There are 2 bigger issues at play here. One is the fact that Republicans need 51 votes for legislation to clear the Senate and Democrats need 60. By this I mean that Republicans have united to filibuster everything and I am extremely skeptical that Democrats will do the same thing when they lose the Senate. Of course, it would only take 41 Democrats to make that work so it’s possible they could lose the Landrieus and Nelsons of the world and still make a go of it, but I don’t think Harry Reid is going to support it.
The second, and more relevant here, is that most legislators fear being attacked from the right than the left. Until that changes, Democrats from purple/red states are incentivized to be to the right of the party line. Here is where Obama might (though maybe not) have made a difference.
The fall of 2008 was a period like few in our lifetimes. For the first time since the election of Roosevelt, you had the left-of-center electorate united, organized, and pumped to do the bidding of a Democratic president. That is a rare species of events. Obama let this power slip through his fingers in favor of his preferred style of compromise centrist governance. The counterfactual question of interest is, what if he had made these people the shock troops of his policy agenda? What if Obama had openly called for rallies to support health care, immigration reform, EFCA, environmental legislation, etc?

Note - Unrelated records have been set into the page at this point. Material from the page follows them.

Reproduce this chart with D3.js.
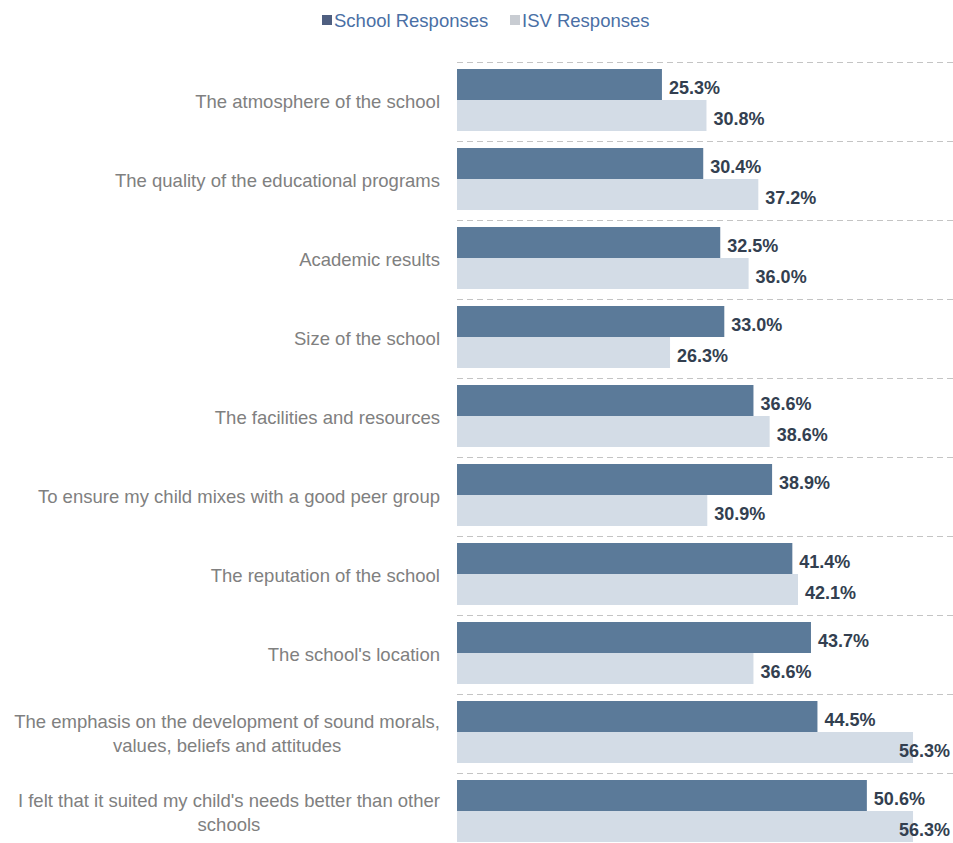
<!DOCTYPE html>
<html>
<head>
<meta charset="utf-8">
<script src="https://cdn.jsdelivr.net/npm/d3@7"></script>
<style>
  body { margin: 0; background: #fff; }
  text { font-family: "Liberation Sans", Arial, sans-serif; }
</style>
</head>
<body>
<div id="chart"></div>
<script>
const categories = [
  ["The atmosphere of the school"],
  ["The quality of the educational programs"],
  ["Academic results"],
  ["Size of the school"],
  ["The facilities and resources"],
  ["To ensure my child mixes with a good peer group"],
  ["The reputation of the school"],
  ["The school's location"],
  ["The emphasis on the development of sound morals,", "values, beliefs and attitudes"],
  ["I felt that it suited my child's needs better than other", "schools"]
];
const schoolValues = [25.3, 30.4, 32.5, 33.0, 36.6, 38.9, 41.4, 43.7, 44.5, 50.6];
const isvValues = [30.8, 37.2, 36.0, 26.3, 38.6, 30.9, 42.1, 36.6, 56.3, 56.3];
const seriesNames = ["School Responses", "ISV Responses"];
const colors = ["#5b7a99", "#d3dce6"];

const width = 953, height = 843;
const svg = d3.select("#chart").append("svg")
  .attr("width", width).attr("height", height);

const x = d3.scaleLinear().domain([0, 60]).range([457, 943]);
const y = d3.scaleBand().domain(d3.range(categories.length)).range([62, 852]);
// bars sit 7px below each separator, 31px tall each
const inner = d3.scaleBand().domain([0, 1]).range([7, 69]);

// dashed separators
svg.selectAll(".sep")
  .data(d3.range(categories.length))
  .enter().append("line")
  .attr("x1", 457).attr("x2", width)
  .attr("y1", d => y(d) + 0.5).attr("y2", d => y(d) + 0.5)
  .attr("stroke", "#c4c4c4")
  .attr("stroke-dasharray", "6,4");

const series = [schoolValues, isvValues];
series.forEach((vals, s) => {
  svg.selectAll(".bar" + s)
    .data(vals)
    .enter().append("rect")
    .attr("x", x(0))
    .attr("y", (d, i) => y(i) + inner(s))
    .attr("width", d => x(d) - x(0))
    .attr("height", inner.bandwidth())
    .attr("fill", colors[s]);

  svg.selectAll(".val" + s)
    .data(vals)
    .enter().append("text")
    .attr("x", d => x(d) + 7)
    .attr("y", (d, i) => y(i) + inner(s) + inner.bandwidth() / 2 + 3)
    .attr("dy", "0.36em")
    .attr("font-size", 18)
    .attr("font-weight", "bold")
    .attr("fill", "#333f50")
    .text(d => d.toFixed(1) + "%")
    .each(function() {
      // keep labels inside the picture
      const w = this.getComputedTextLength();
      const x0 = +this.getAttribute("x");
      if (x0 + w > width - 3) this.setAttribute("x", width - 3 - w);
    });
});

// category labels (block right-aligned, lines centered)
categories.forEach((lines, i) => {
  const g = svg.append("text")
    .attr("font-size", 18.5)
    .attr("fill", "#808080")
    .attr("text-anchor", "middle");
  const lh = 24;
  const cy = y(i) + y.bandwidth() / 2;
  lines.forEach((l, j) => {
    g.append("tspan")
      .attr("y", cy + (j - (lines.length - 1) / 2) * lh)
      .attr("dy", "0.36em")
      .text(l);
  });
  let maxw = 0;
  g.selectAll("tspan").each(function() { maxw = Math.max(maxw, this.getComputedTextLength()); });
  g.selectAll("tspan").attr("x", 440 - maxw / 2);
});

// legend
const legendX = [322, 510];
seriesNames.forEach((n, s) => {
  svg.append("rect")
    .attr("x", legendX[s]).attr("y", 15)
    .attr("width", 10).attr("height", 10)
    .attr("fill", s === 0 ? "#4f5f80" : "#c8ccd2");
  svg.append("text")
    .attr("x", legendX[s] + 12).attr("y", 20)
    .attr("dy", "0.36em")
    .attr("font-size", 18.5)
    .attr("fill", "#4a6fa5")
    .text(n);
});
</script>
</body>
</html>
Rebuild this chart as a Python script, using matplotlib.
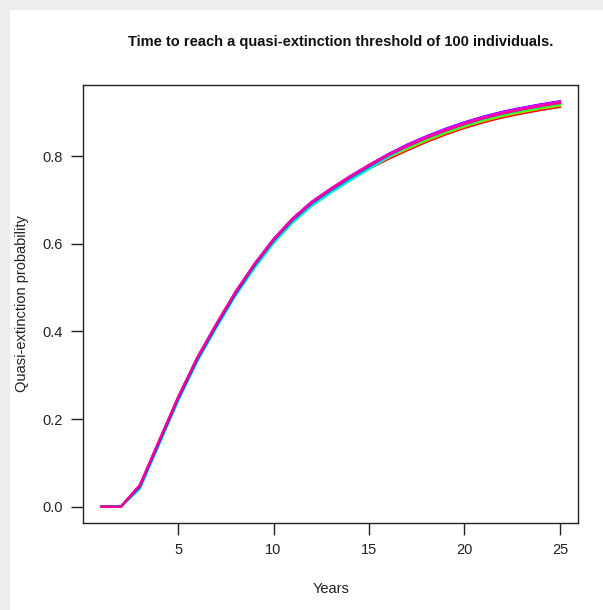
import matplotlib
matplotlib.use("Agg")
import matplotlib.pyplot as plt
from matplotlib.patches import Rectangle

years = list(range(1, 26))

line_red = [0, 0, .042, .145, .245, .335, .412, .485, .547, .602, .649, .687, .717, .745, .771, .793, .813, .832, .849, .864, .877, .888, .897, .905, .912]
line_orange = [0, 0, .046, .147, .247, .337, .414, .487, .549, .604, .651, .689, .719, .747, .773, .796, .816, .835, .852, .867, .880, .891, .900, .908, .915]
line_yellow = [0, 0, .045, .148, .248, .338, .415, .488, .552, .608, .655, .693, .723, .751, .777, .799, .818, .837, .854, .869, .882, .893, .902, .910, .917]
line_green = [0, 0, .047, .149, .249, .339, .416, .489, .553, .610, .657, .695, .725, .753, .779, .799, .817, .836, .853, .868, .881, .892, .901, .909, .916]
line_spring = [0, 0, .043, .144, .244, .334, .411, .484, .549, .607, .654, .692, .722, .750, .776, .799, .820, .839, .856, .871, .884, .895, .904, .912, .919]
line_cyan = [0, 0, .041, .141, .241, .331, .408, .481, .544, .601, .648, .686, .716, .744, .770, .797, .821, .840, .857, .872, .885, .896, .905, .913, .920]
line_azure = [0, 0, .045, .143, .243, .333, .410, .483, .548, .605, .652, .690, .720, .748, .774, .800, .823, .842, .859, .874, .887, .898, .907, .915, .922]
line_blue = [0, 0, .046, .146, .246, .336, .413, .486, .551, .608, .655, .693, .723, .751, .777, .803, .825, .844, .861, .876, .889, .900, .909, .917, .924]
line_violet = [0, 0, .048, .148, .248, .338, .415, .488, .553, .610, .657, .695, .725, .753, .779, .804, .826, .845, .862, .877, .890, .901, .910, .918, .925]
line_magenta = [0, 0, .050, .150, .250, .340, .417, .490, .554, .611, .658, .696, .726, .754, .780, .804, .825, .844, .861, .876, .889, .900, .909, .917, .924]
line_pink = [0, 0, .049, .149, .249, .339, .416, .489, .553, .609, .656, .694, .724, .752, .778, .802, .822, .841, .858, .873, .886, .897, .906, .914, .921]

series = [line_red, line_orange, line_yellow, line_green, line_spring, line_cyan,
          line_azure, line_blue, line_violet, line_magenta, line_pink]
colors = ['#FF0000', '#FF8B00', '#E8FF00', '#5DFF00', '#00FF2E', '#00FFB9',
          '#00B9FF', '#002EFF', '#5D00FF', '#E800FF', '#FF008B']

x_ticks = [5, 10, 15, 20, 25]
y_ticks = [0.0, 0.2, 0.4, 0.6, 0.8]
y_tick_labels = ['0.0', '0.2', '0.4', '0.6', '0.8']

title = 'Time to reach a quasi-extinction threshold of 100 individuals.'

plt.rcParams['font.family'] = ['Liberation Sans', 'DejaVu Sans']

W, H = 603, 610
fig = plt.figure(figsize=(W / 100, H / 100), dpi=100)
fig.patch.set_facecolor('#ededed')
fig.patches.append(Rectangle((10 / W, 0), 1 - 10 / W, 1 - 10 / H, transform=fig.transFigure,
                             facecolor='white', edgecolor='none', zorder=-10))

left, right, top, bottom = 83.3, 578.3, 85, 523
ax = fig.add_axes([left / W, 1 - bottom / H, (right - left) / W, (bottom - top) / H])
ax.set_zorder(5)
ax.set_facecolor('white')

for vals, c in zip(series, colors):
    ax.plot(years, vals, color=c, lw=1.6, solid_joinstyle='round')

ymax = max(max(s) for s in series)
ax.set_xlim(1 - 0.04 * 24, 25 + 0.04 * 24)
ax.set_ylim(-0.04 * ymax, ymax * 1.04)
ax.set_xticks(x_ticks)
ax.set_xticklabels([str(v) for v in x_ticks])
ax.set_yticks(y_ticks)
ax.set_yticklabels(y_tick_labels)

for s in ax.spines.values():
    s.set_color('#222222')
    s.set_linewidth(1.0)
ax.tick_params(axis='both', direction='out', length=8.5, width=1.0, color='#222222',
               labelsize=10.5, labelcolor='#222222')
ax.tick_params(axis='x', pad=6)
ax.tick_params(axis='y', pad=6)

ax.set_xlabel('Years', fontsize=10.5, color='#222222', labelpad=18)
ax.set_ylabel('Quasi-extinction probability', fontsize=10.5, color='#222222', labelpad=10)
fig.text(341 / W, 1 - 42 / H, title, ha='center', va='center',
         fontsize=10.5, fontweight='bold', color='#111111', zorder=10)

fig.savefig('out.png', dpi=100, facecolor=fig.get_facecolor())
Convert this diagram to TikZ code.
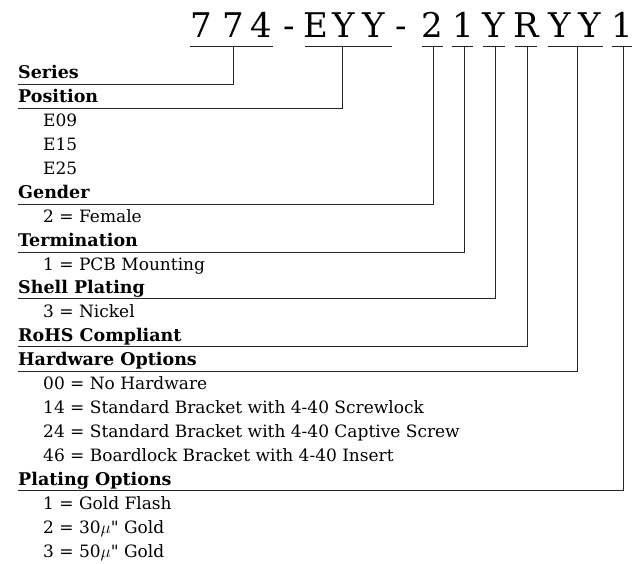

At that point, the question becomes whether that public pressure would have scared politicians into falling into line behind Obama? I don’t know the answer. I am sure that FoxNews would have been outraged, talking about the threat to democracy, etc. Beltway insiders would have been equally apoplectic. But would 2000 people, let’s say, in Omaha outside Ben Nelson’s office have convinced him to vote for this or that law? It’s at least worth talking about what that might have been like.
Again, Obama absolutely cannot will senators into doing his bidding. What a president can do is have leverage over those politicians. Obama developed an amazing political machine that engaged millions of Americans. Could he have kept that machine operating into his administration and created the leverage necessary to make it in centrist politicians’ best interest to get behind him?
Maybe. Sadly, we’ll never know since Obama had no interest in this from day one.